The first track, ‘Reason to Believe’, leaps out of the speakers and grabs at your throat. Dalton address an unknown man, brutally exposing both his faithlessness and her self-deception: “Knowing that you lied straightfaced while I cried / still I’ll find a reason to believe.” The dead-pan emotional honesty is shocking and her singing, with long sweet phrases but a rough blues edge, is impossible to disbelieve. Her singing is mesmerising, crowd-stopping. Dalton stands dead still and sings, while everything whirls around her – literally in fact, as Youtube footage demonstrates.

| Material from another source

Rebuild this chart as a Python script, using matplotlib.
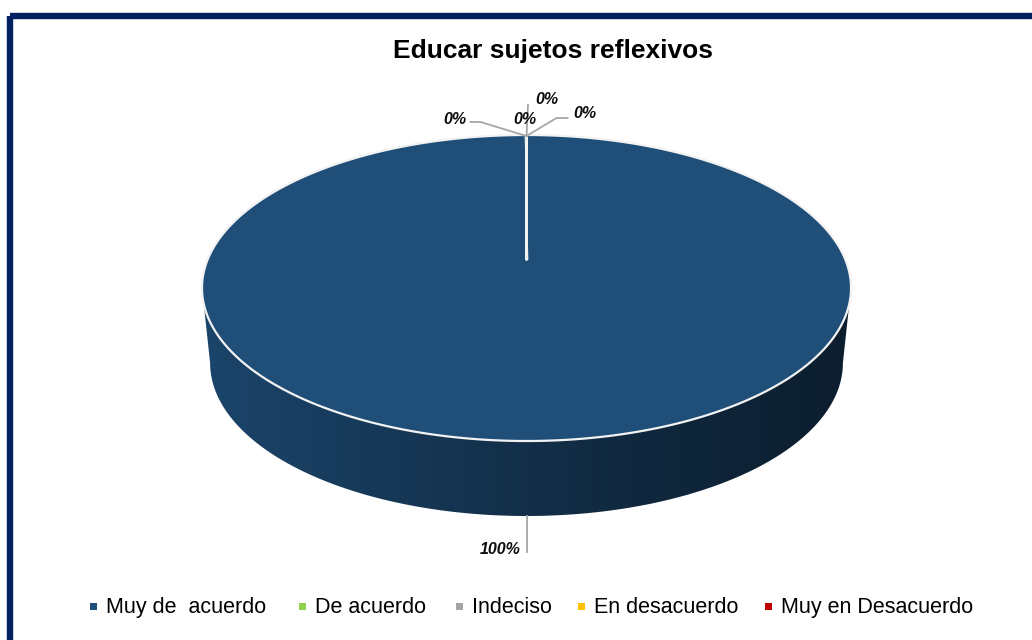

‘Katie Cruel’, a traditional folk song and the nearest thing Karen has to a signature tune, features a rolling banjo and a mysterious story of rejection, apparently inflicted as punishment for making “the young girls merry”. Sorrow and exile suit Dalton’s voice down to the ground, and her delivery of the lines “When I first came to town they called me the roving jewel / Now they’ve changed their tune / They call me Katie Cruel” is eerily timeless.
Tracks such as ‘Katie Cruel’ appear on other Dalton records, but stripped of any attempt at production these version shine even more brightly. Further highlights include ‘Green Rocky Road’, a Fred Neil song, and a traditional number, ‘Cotton Eye Joe’. Dalton induces a similar state of mind on each track, turning each into a warning of indefinable disaster, trailing betrayal and loss behind them. But she makes deep sadness more beautiful than almost anyone.
Dalton sings the blues like folk, and folk like the blues, stripping traditional styles down to their common themes of love, loss and death. ‘Misery Blues’ just over a minute long, shows her in complete command on a blues standard, while ‘Mole in the Ground’ is banjo blues, relocating southern music in the mountains of the north. Dalton draws comparisons, frequently made, with Billie Holiday with a version of the bleak self-reliance blues song “God Bless the Child’. It may sounds even more like a field recording than the rest of 1966, but it displays her voice to heartbreaking perfection.
Her friend Lacy Dalton (no relation), interviewed in 2007, said “Karen had true, true greatness that had not been recognised. I said to her, ‘It’s going to annoy the hell out of you but you’ll probably only get recognised after your death.’” We’ve waited long enough: it’s time to celebrate a singer who sounds like no other.